Cari açığımızın 1988-89 dışında artıya geçtiği ilk dönem meşhur 1994 yılı. Tansu Çiller’in ‘dövizle oynayanın canı yanar’ demesinden sonra, hazinenin yüksek faizle borçlanmamak adına iki ihaleyi pas geçmesi sonrası kurun yüzde 30 devalüe olduğu ve sonrasında gelen 24 Nisan kararları. 2013’de 1,85 seviyesinde olan Dolar/TL kuru ile hazine faiz oranlarındaki gelişime bakarak konunun değerlendirmesini sizlere bırakalım. Anadolu Kaplanlarının Gümrük Birliği ile beraber şahlandığı bir dönemde kuru aşağıya baskılamak adına yüksek faizli bonolar çıkarılmak zorunda kalınmıştı. Faiz yükseldi de ekonomi daha mı iyiye gitti diye burada bir parantez açmak lazım. Kaldı ki, o dönemde Telekom özelleştirmesi dünya pazarındaki fiyatlar seviyesinden yapılabilseydi bugün cari açık problemimiz olmayacağı gibi G-10 hatta G-8 ülkesi bile olma şansımız olabilirdi. 1991 Irak 1. Körfez Savaşı, 1998 Uzakdoğu krizi, 2001 finansal krizi, 2008 Lehman krizi cari açığımızın yönünü değiştirdiği dönemler. Gümrük Birliği ile ihracat kapasitesi artan Türkiye’nin başta enerji açıkları, Çin’den ithalat gibi yüklü dış borç ödemeleri aslında cari açıkta makası açan kalemler. Yerli üretim ve tüketim arttığında bu makası kapatmak, dolayısı ile dış borçlanmaya olan ihtiyacın azalması daha kolay olacak. Haliyle dış sermayeye olan ihtiyaç azaldıkça, sermayeyi kredi ile değil sermaye piyasalarından uzun vade ile temin etmek mümkün olunca, banka aktif büyüklüklerinin GSYİH’ya oranını yüzde 120’lerden daha aşağı çekip, yüzde 25-30 bandında olan BİST’i yukarıya taşıyabildikçe bu grafikler daha da düzelecek.
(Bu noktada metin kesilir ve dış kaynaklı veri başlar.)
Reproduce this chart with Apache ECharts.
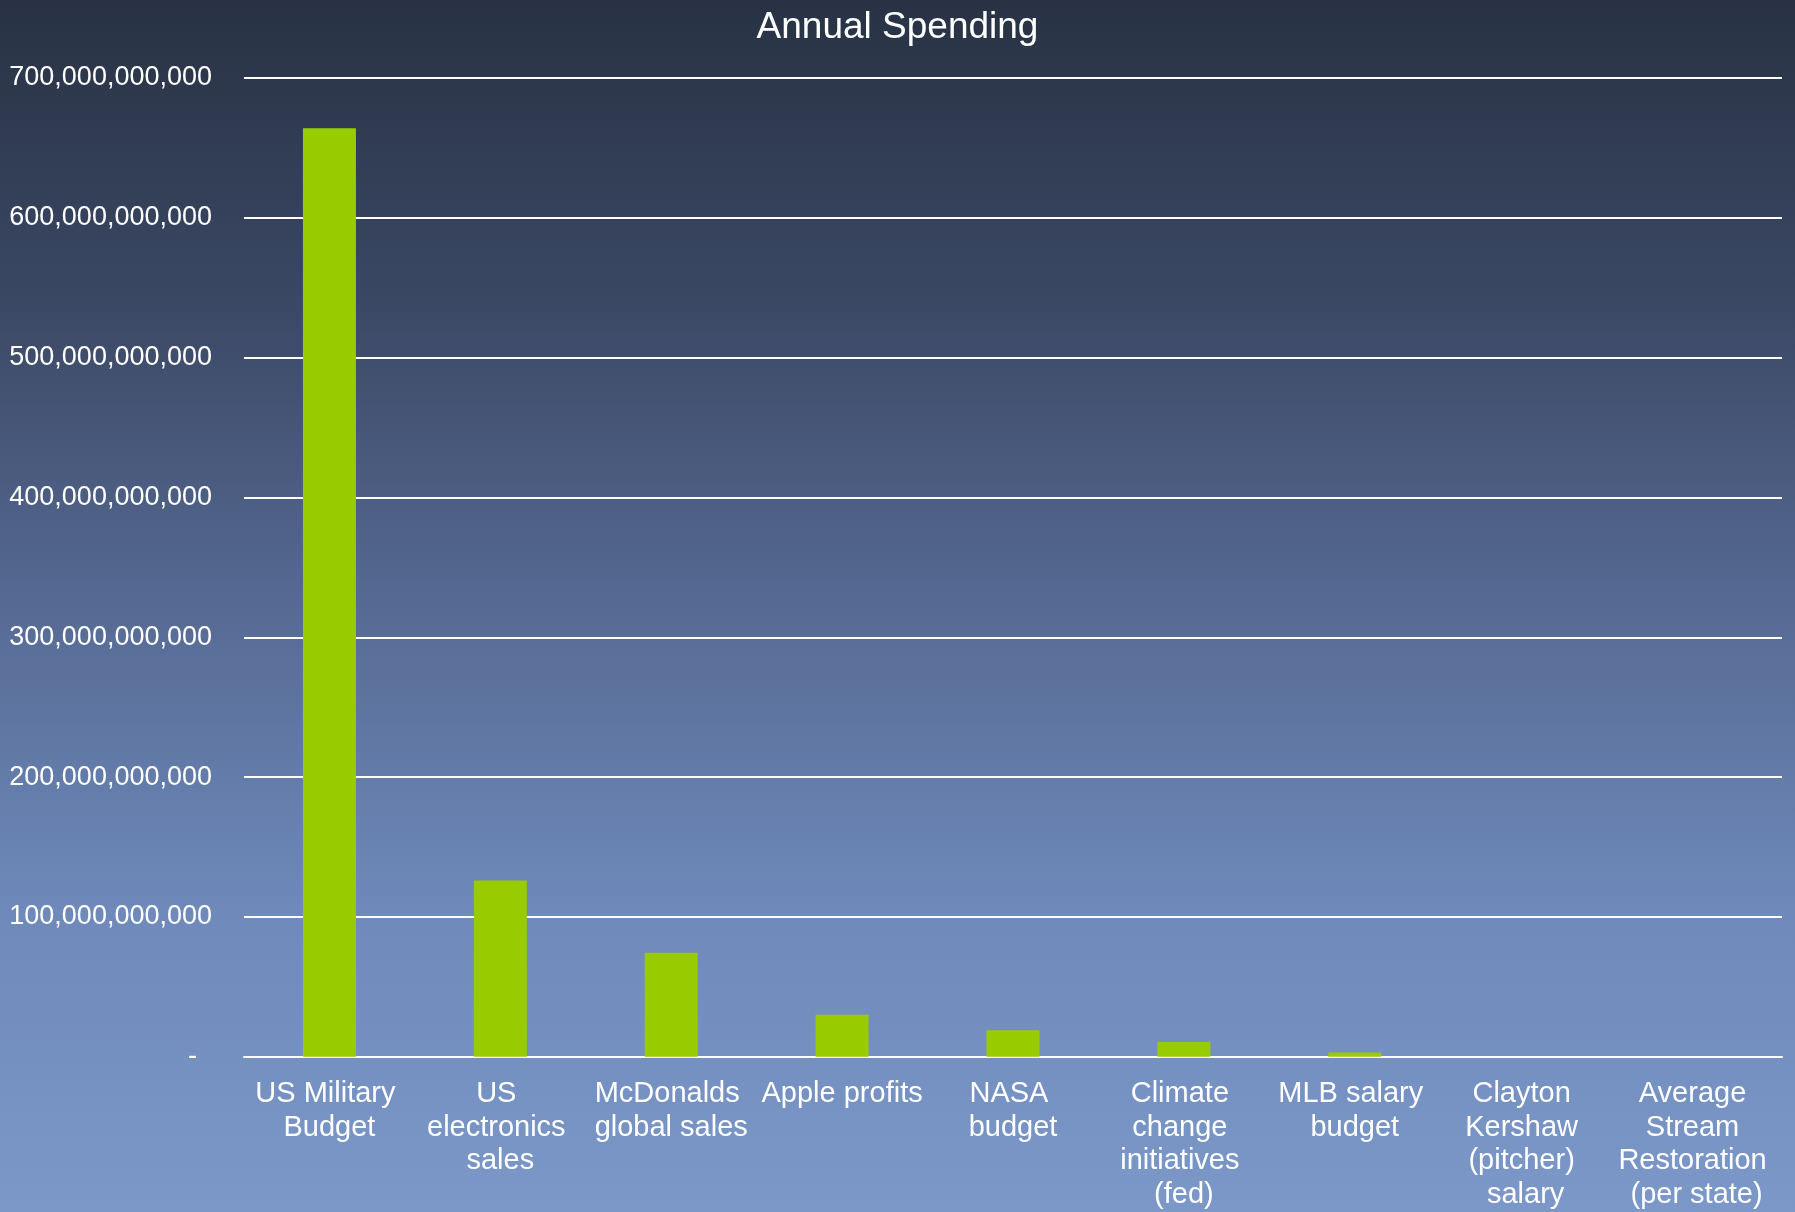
<!DOCTYPE html>
<html>
<head>
<meta charset="utf-8">
<script src="https://cdn.jsdelivr.net/npm/echarts@6/dist/echarts.min.js"></script>
<style>
html,body{margin:0;padding:0;width:1795px;height:1212px;overflow:hidden;}
#chart{width:1795px;height:1212px;}
</style>
</head>
<body>
<div id="chart"></div>
<script>
const titleText = 'Annual Spending';
const categories = [
  'US Military Budget',
  'US electronics sales',
  'McDonalds global sales',
  'Apple profits',
  'NASA budget',
  'Climate change initiatives (fed)',
  'MLB salary budget',
  'Clayton Kershaw (pitcher) salary',
  'Average Stream Restoration (per state)'
];
const spending = [664e9, 126e9, 74.5e9, 30e9, 19e9, 10.5e9, 3e9, 31e6, 20e6];
const yMin = 0, yMax = 700e9, yInterval = 100e9;

function fmt(v) {
  if (v === 0) return '-  ';
  return Math.round(v).toString().replace(/\B(?=(\d{3})+(?!\d))/g, ',');
}

const chart = echarts.init(document.getElementById('chart'), null, {renderer: 'canvas'});
chart.setOption({
  backgroundColor: new echarts.graphic.LinearGradient(0, 0, 0, 1, [
    {offset: 0, color: '#283244'},
    {offset: 0.25, color: '#3b4864'},
    {offset: 0.5, color: '#566a93'},
    {offset: 0.75, color: '#6e89ba'},
    {offset: 1, color: '#7b98c9'}
  ]),
  animation: false,
  title: {
    text: titleText,
    left: 'center',
    top: 4,
    textStyle: {color: '#ffffff', fontSize: 37, fontWeight: 'normal', fontFamily: 'Liberation Sans, Arial, sans-serif'}
  },
  grid: {left: 244, right: 13, top: 78, bottom: 145, containLabel: false},
  xAxis: {
    type: 'category',
    data: categories,
    axisLine: {show: true, lineStyle: {color: '#ffffff', width: 2}},
    axisTick: {show: false},
    axisLabel: {
      color: '#ffffff',
      fontSize: 29,
      lineHeight: 33.8,
      fontFamily: 'Liberation Sans, Arial, sans-serif',
      margin: 20,
      interval: 0,
      width: 168,
      overflow: 'break',
      align: 'center',
      verticalAlign: 'top'
    }
  },
  yAxis: {
    type: 'value',
    min: yMin,
    max: yMax,
    interval: yInterval,
    axisLine: {show: false},
    axisTick: {show: false},
    splitLine: {show: true, lineStyle: {color: '#ffffff', width: 2}},
    axisLabel: {
      color: '#ffffff',
      fontSize: 27,
      fontFamily: 'Liberation Sans, Arial, sans-serif',
      margin: 32,
      formatter: fmt
    }
  },
  series: [{
    type: 'bar',
    data: spending,
    barWidth: 53,
    itemStyle: {color: '#99cc00'}
  }]
});
</script>
</body>
</html>
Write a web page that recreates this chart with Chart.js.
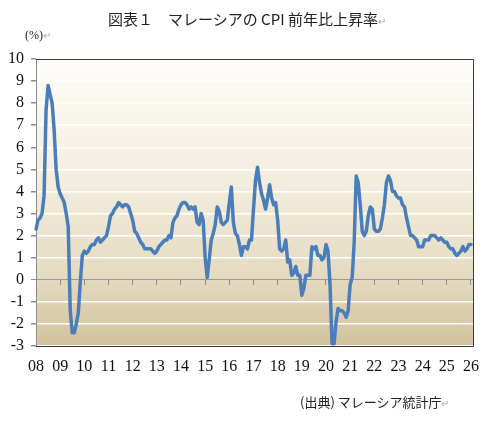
<!DOCTYPE html>
<html>
<head>
<meta charset="utf-8">
<script src="https://cdn.jsdelivr.net/npm/chart.js@4.4.1/dist/chart.umd.min.js"></script>
<style>
  html, body { margin: 0; padding: 0; background: #fff; }
  #wrap { position: relative; width: 487px; height: 425px; overflow: hidden; }
  #cpiChart { position: absolute; left: 0; top: 0; }
  .txt { position: absolute; white-space: nowrap; font-family: "Noto Sans CJK JP", sans-serif; color: #222; }
  .mark { color: #aaa; font-size: 10px; }
  #title { left: 108px; top: 9px; font-size: 15px; line-height: 20px; }
  #unit { left: 25px; top: 27px; font-size: 12px; line-height: 16px; font-family: "Liberation Serif", serif; }
  #source { left: 300px; top: 393px; font-size: 13px; line-height: 18px; }
</style>
</head>
<body>
<div id="wrap">
  <canvas id="cpiChart" width="487" height="425"></canvas>
  <div class="txt" id="title">図表１　マレーシアの CPI 前年比上昇率<span class="mark">↵</span></div>
  <div class="txt" id="unit">(%)<span class="mark">↵</span></div>
  <div class="txt" id="source">(出典) マレーシア統計庁<span class="mark">↵</span></div>
</div>
<script>
// 年ラベル（横軸）
const years = ['08', '09', '10', '11', '12', '13', '14', '15', '16', '17',
               '18', '19', '20', '21', '22', '23', '24', '25', '26'];

// 月次 CPI 前年比 (%)
const cpi2008 = [2.3, 2.7, 2.8, 3.0, 3.8, 7.7, 8.8, 8.4, 8.0, 6.8, 5.0, 4.2];
const cpi2009 = [3.9, 3.7, 3.5, 3.0, 2.4, -1.4, -2.4, -2.4, -2.0, -1.5, -0.1, 1.1];
const cpi2010 = [1.3, 1.2, 1.3, 1.5, 1.6, 1.6, 1.8, 1.9, 1.7, 1.8, 1.9, 2.0];
const cpi2011 = [2.4, 2.9, 3.0, 3.2, 3.3, 3.5, 3.4, 3.3, 3.4, 3.4, 3.3, 3.0];
const cpi2012 = [2.7, 2.2, 2.1, 1.9, 1.7, 1.6, 1.4, 1.4, 1.4, 1.4, 1.3, 1.2];
const cpi2013 = [1.3, 1.5, 1.6, 1.7, 1.8, 1.8, 2.0, 1.9, 2.6, 2.8, 2.9, 3.2];
const cpi2014 = [3.4, 3.5, 3.5, 3.4, 3.2, 3.3, 3.2, 3.3, 2.6, 2.5, 3.0, 2.7];
const cpi2015 = [1.0, 0.1, 0.9, 1.8, 2.1, 2.5, 3.3, 3.1, 2.6, 2.5, 2.6, 2.7];
const cpi2016 = [3.5, 4.2, 2.6, 2.1, 2.0, 1.6, 1.1, 1.5, 1.5, 1.4, 1.8, 1.8];
const cpi2017 = [3.2, 4.5, 5.1, 4.4, 3.9, 3.6, 3.2, 3.7, 4.3, 3.7, 3.4, 3.5];
const cpi2018 = [2.7, 1.4, 1.3, 1.4, 1.8, 0.8, 0.9, 0.2, 0.3, 0.6, 0.2, 0.2];
const cpi2019 = [-0.7, -0.4, 0.2, 0.2, 0.2, 1.5, 1.4, 1.5, 1.1, 1.1, 0.9, 1.0];
const cpi2020 = [1.6, 1.3, -0.2, -2.9, -2.9, -1.9, -1.3, -1.4, -1.4, -1.5, -1.7, -1.4];
const cpi2021 = [-0.2, 0.1, 1.7, 4.7, 4.4, 3.4, 2.2, 2.0, 2.2, 2.9, 3.3, 3.2];
const cpi2022 = [2.3, 2.2, 2.2, 2.3, 2.8, 3.4, 4.4, 4.7, 4.5, 4.0, 4.0, 3.8];
const cpi2023 = [3.7, 3.7, 3.4, 3.3, 2.8, 2.4, 2.0, 2.0, 1.9, 1.8, 1.5, 1.5];
const cpi2024 = [1.5, 1.8, 1.8, 1.8, 2.0, 2.0, 2.0, 1.9, 1.8, 1.9, 1.8, 1.7];
const cpi2025 = [1.7, 1.5, 1.4, 1.4, 1.2, 1.1, 1.2, 1.3, 1.5, 1.3, 1.4, 1.6];
const cpi2026 = [1.6];

const yearlyData = [cpi2008, cpi2009, cpi2010, cpi2011, cpi2012, cpi2013, cpi2014, cpi2015, cpi2016,
                    cpi2017, cpi2018, cpi2019, cpi2020, cpi2021, cpi2022, cpi2023, cpi2024, cpi2025, cpi2026];

// 月ラベル（26年は2月まで軸を伸ばす）
const labels = [];
years.forEach(function (y) {
    const n = (y === '26') ? 2 : 12;
    for (let m = 1; m <= n; m++) labels.push(y + '/' + m);
});
const values = [].concat(...yearlyData);

// プロット領域の背景グラデーションと枠線
const plotFrame = {
    id: 'plotFrame',
    beforeDraw(chart) {
        const a = chart.chartArea, ctx = chart.ctx;
        const g = ctx.createLinearGradient(0, a.top, 0, a.bottom);
        g.addColorStop(0, '#fefdfa');
        g.addColorStop(0.45, '#f2ecdc');
        g.addColorStop(0.75, '#e5dbc1');
        g.addColorStop(1, '#d2c29e');
        ctx.save();
        ctx.fillStyle = g;
        ctx.fillRect(a.left, a.top, a.right - a.left, a.bottom - a.top);
        ctx.restore();
    },
    afterDraw(chart) {
        const a = chart.chartArea, ctx = chart.ctx;
        ctx.save();
        ctx.strokeStyle = '#3c3c3c';
        ctx.lineWidth = 1;
        ctx.beginPath();
        ctx.moveTo(a.left, a.top + 0.5);
        ctx.lineTo(a.right + 0.5, a.top + 0.5);
        ctx.lineTo(a.right + 0.5, a.bottom + 0.5);
        ctx.lineTo(a.left, a.bottom + 0.5);
        ctx.stroke();
        ctx.restore();
    }
};

new Chart(document.getElementById('cpiChart'), {
    type: 'line',
    data: {
        labels: labels,
        datasets: [{
            label: 'CPI',
            data: values,
            borderColor: '#4a7ebb',
            borderWidth: 3.5,
            pointRadius: 0,
            tension: 0,
            borderJoinStyle: 'round',
            borderCapStyle: 'round',
            fill: false
        }]
    },
    options: {
        responsive: false,
        animation: false,
        devicePixelRatio: 1,
        layout: { padding: { top: 59, right: 14, left: 0, bottom: 0 } },
        plugins: {
            legend: { display: false },
            title: { display: false },
            tooltip: { enabled: false }
        },
        scales: {
            x: {
                type: 'category',
                position: 'bottom',
                afterFit: function (scale) { scale.height = 79; },
                grid: { display: false, drawTicks: false },
                border: { display: false },
                ticks: {
                    autoSkip: false,
                    maxRotation: 0,
                    minRotation: 0,
                    padding: 11,
                    color: '#111',
                    font: { family: 'Liberation Serif', size: 16 },
                    callback: function (value) {
                        const lab = this.getLabelForValue(value);
                        return lab.endsWith('/1') ? lab.split('/')[0] : '';
                    }
                }
            },
            x2: {
                type: 'category',
                position: { y: 0 },
                grid: {
                    drawOnChartArea: false,
                    drawTicks: true,
                    tickLength: 5,
                    color: function (ctx) { return ctx.index % 12 === 0 ? '#8c8c8c' : 'rgba(0,0,0,0)'; }
                },
                border: { display: false },
                ticks: { display: false, autoSkip: false }
            },
            y: {
                min: -3,
                max: 10,
                afterFit: function (scale) { scale.width = 36; },
                grid: {
                    color: function (ctx) { return ctx.tick && ctx.tick.value === 0 ? '#9a9a9a' : '#ffffff'; },
                    lineWidth: function (ctx) { return ctx.tick && ctx.tick.value === 0 ? 1 : 1.5; },
                    tickColor: '#8c8c8c',
                    tickLength: 5
                },
                border: { color: '#8c8c8c', width: 1 },
                ticks: {
                    stepSize: 1,
                    autoSkip: false,
                    padding: 7,
                    color: '#111',
                    font: { family: 'Liberation Serif', size: 16 }
                }
            }
        }
    },
    plugins: [plotFrame]
});
</script>
</body>
</html>
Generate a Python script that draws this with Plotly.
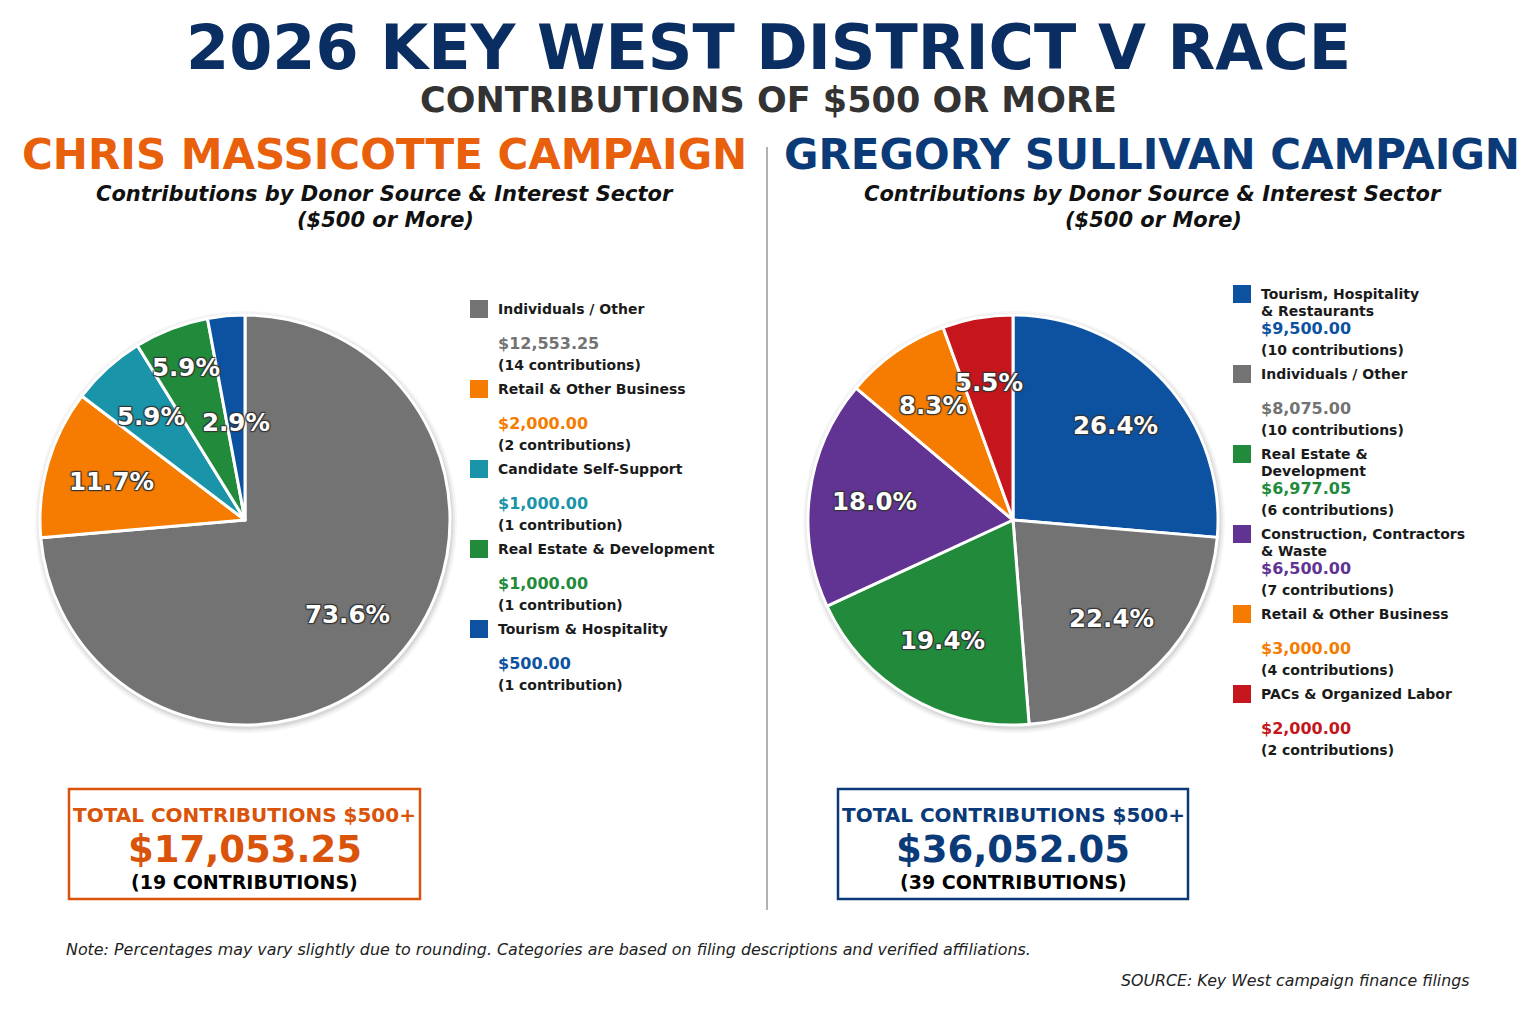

Son söz, cari açık grafiği ile sermaye, finans hesabı grafiğinin aynı trendi izliyor olmasını herkes fark etmiştir muhtemelen. Haliyle 2008 öncesi Türkiye’den çıkan sermayenin 2016’daki çıkışı dikkate alındığında bizde kriz olur mu bilinmez ama küresel büyük fırtınaya hazır olunması gerektiği gün gibi aşikâr mı dersiniz?